In its Thursday coverage, Germany's public radio broadcaster, Deutschlandfunk (DLF), cited research done for Constance's Niederburg Narrengesellschaft [carnival club] by city archive historian Professor Jürgen Klöcker.

Klöcker documented Hermann's role as a former Nazi school-sector propagandist and then soldier implicated in a Wehrmacht massacre of surrendering Italian soldiers on the Greek island of Cephalonia in September 1943.

 A photo of Wehrmacht soldiers on Cephalonia in 1943(picture-alliance/ANSA/V. Sinapi)

Cephalonia 1943: A photo of Wehrmacht soldiers submitted to an Italian trial in 2013

Read more: Cephalonia, Nazi 1943 masacre of Italians in Greece

Released from post-war detention in 1949, Hermann became an obscure textile industry worker but reemerged locally as an eloquent orator during Carnival — known across southern Germany as Fasnacht — and composer of some 40 songs, including one depicting Lake Constance as a lake full of regional wine.

70 years of silence

Club President Mario Böhler, 29, told Cologne-based DLF that Klöcker's findings had prompted his 13-member club executive last August to ban Hermann's songs from this year's Carnival performances, instead of marking the apparent icon's 111th birthday - an off-beat number typical in normally lighthearted carnival circles.

"We won't sing them any more; we won't perform them [on stage]. It's been 70 years of wanting to keep quiet, and we want to expose that," said Böhler.

City museum chief and Fasnacht enthusiast Tobias Engelsing told the local periodical Seemoz that composing the songs became "part of the post-war strategy of this Nazi perpetrator."

Several hundred local online petitioners, however, sought during February to differentiate between the historical person Hermann and his repertoire of songs "sung for decades at Constance's Fasnacht" in what is now Baden-Württemberg state.

Last September, Engelsing told the Südkurier newspaper that this bid to separate a person's life and works had also been used by apologists "again and again," in reference to composer Richard Wagner and his anti-Semitism.

'Blood and soil'

Klöcker told DLF that Hermann, originally from Stochach, a town just north of Constance, had begun his Nazi career in the then-Baden Gau [region] as a propagandist.

"It was about blood and soil ... He [Hermann] played a decisive role in supporting and formulating the ideology of National Socialism in Baden," Klöcker told DLF.

By September 1943, Hermann was stationed as a Wehrmacht soldier on the Greek island of Cephalonia, where both German and Italian units were located.

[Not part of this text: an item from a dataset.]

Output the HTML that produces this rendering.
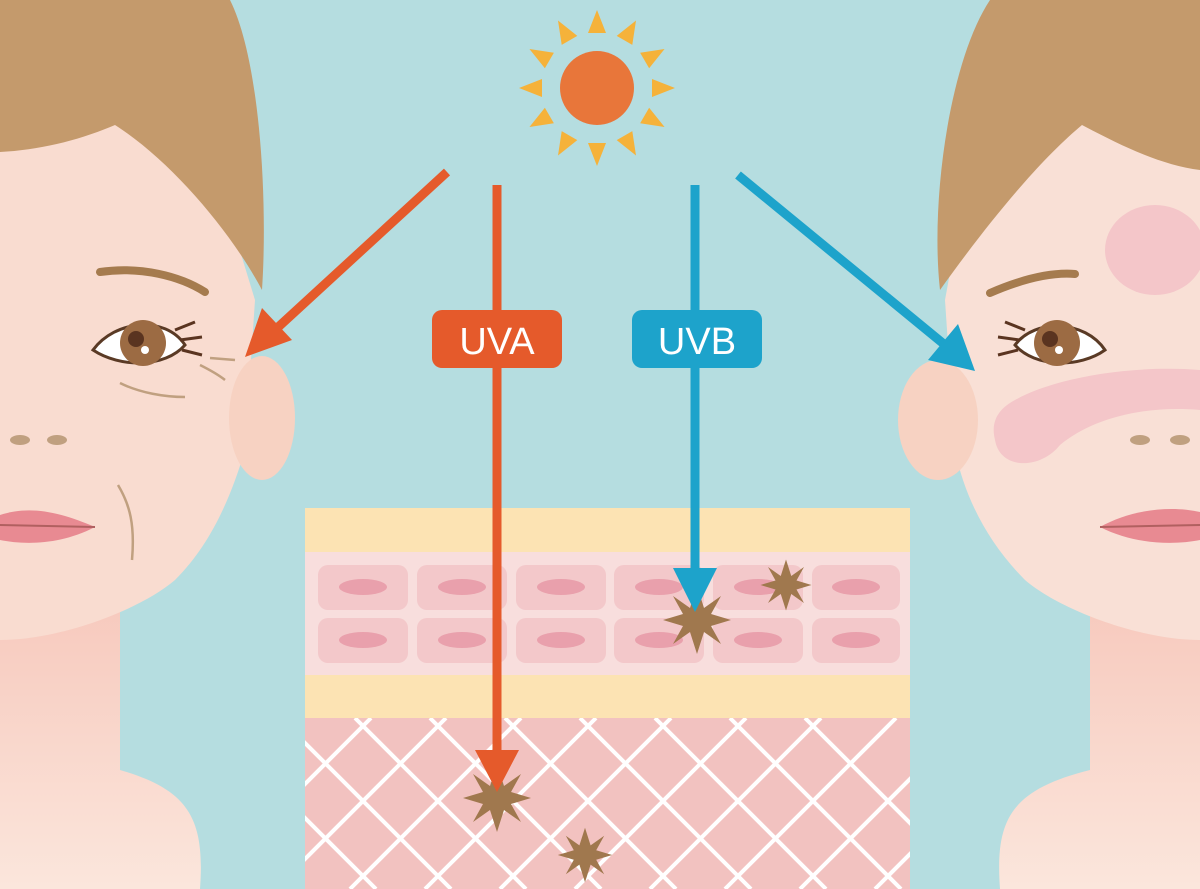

Italy, which had previously been allied with Nazi Germany under dictator Benito Mussolini, had just surrendered under the so-calledCassibile Armistice treaty that was signed with Allied commanders on Sicily and made public on September 8, 1943.

Two weeks later on Cephalonia, 12,000 Italian troops keen to return home by ship instead ended up battling reinforced German Wehrmacht units, who were ordered not to take prisoners over Italy's defection from its previous pact with Hitler-led Germany.

Between 2,500 and 5,000 Italian soldiers, many who had just surrendered, were gunned down by German mountain infantry troops, according to a Spiegel magazine dossier published last September.

Hermann 'in the midst'

Klöckner told DLF: "He [Hermann] was right in the midst of the fighting. Under present-day terms, he would have been indicted for aiding and abetting murder. We must be aware of this."

In similar coverage, the Stuttgarter Zeitung newspaper last August reported that during German post-war investigations in the 1960s, Hermann claimed his unit was coerced by the German mountain infantry on its flanks into approaching the Italians but "could no longer remember shootings."

Moral appeal

Asked about the several hundred Constance residents who, according to DLF, were still loyal to Hermann's songs, Böhler said his club had made its decision but could not enforce a general prohibition.

Everyone had to ask him or herself, said Böhler, "whether I can live with the fact that someone is jointly responsible for 5,000 shootings on Cephalonia and still continue to sing his songs, or I just cannot do so, as we have decided."

In 2013, an Italian military court convicted in absentia another former Wehrmacht soldier, Alfred Stork, over his role in the execution squad shootings of 117 Italian officers on Cephalonia on September 24, 1943.